Significance
Technically, CO2 injection into geological formations is quite similar to the oil field production operations. One of the main differences in the two is that the latter leads to continuous pressure decline (depletion) or pressure maintenance (by injection), while as the former (CO2 injection) normally causes reservoir pressure build-up, maybe beyond the level earlier experienced by the geological structure. Basically, this has potential to cause fault reactivation and leakage out of the target formation. Ideally, comprehending the flow barriers in a saline aquifer evaluated for geological storage of carbon dioxide is the key point for decision making and designing injection operations. This may be achieved via combining time-lapse seismic and pressure monitoring.
It has been established that the pressure data obtained in real-time during well testing and main phase of injection with installation of Permanent Downhole Gauges (PDG) may be utilized to characterize and monitor reservoir boundary conditions. Here, Pressure Transient Analysis (PTA) can be employed as interpretation tool. Regardless, several vital questions still linger unanswered mainly relating to leakage detection and the maximum allowable volume that can be injected- among others. Therefore, further research is necessitated. On this account, researchers from the NORCE – Norwegian Research Centre: Dr. Anton Shchipanov, Mr. Lars Kollbotn and Dr. Roman Berenblyum proposed to study the case of faults acting as flow barriers including scenarios of sealing and leaking faults using the history of CO2 injection into the Tubåen formation of the Snøhvit field as testing data set. Their work is currently published in the research journal, International Journal of Greenhouse Gas Control.
In their approach, the researchers first addressed the general questions on applicability of PTA for CO2 injection, related to capabilities and limitations of single-phase flow models. Next, the team suggested and tested approximate approaches to improve the capabilities of such models to deal with CO2 injection cases (brine replica). Finally, an integrated workflow for characterizing and monitoring flow barriers in geological storage projects was proposed.
The authors confirmed the value of real-time well pressure surveillance with PDG installed in injection wells. The team also reported that estimating changes in already observed boundaries for a longer history may be affected by new boundaries ought to be seen; which impacts to overall pressure build-up. Altogether, they reported that a real-time update of CO2 injection forecast is needed for long-term injection where pressure diffused to distant areas of the reservoir meeting new flow barriers or active boundaries.

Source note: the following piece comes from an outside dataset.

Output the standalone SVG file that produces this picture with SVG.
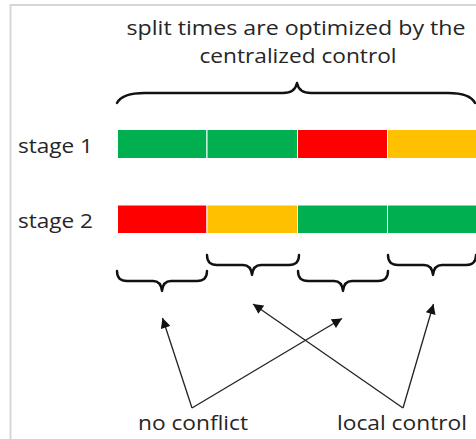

In summary, the study by NORCE scientists demonstrated a basis for integrated technology for characterizing and further monitoring of reservoir boundaries and flow barriers using permanent pressure measurements in injection wells. The objective of the study was to understand how Pressure Transient Analysis could be successfully applied in CO2 storage projects, where CO2 plume has an impact on pressure transient response. Overall, in a statement to Advances in Engineering, Dr. Anton Shchipanov explained that the proposed technology offered an early detection of leakage based on active injection well monitoring, thereby making it one of the best candidates for real-time monitoring and early warning of leakage initiation.






Reference
A.A. Shchipanov, L. Kollbotn, R. Berenblyum. Characterization and monitoring of reservoir flow barriers from pressure transient analysis for CO2 injection in saline aquifers. International Journal of Greenhouse Gas Control, volume 91 (2019) 102842.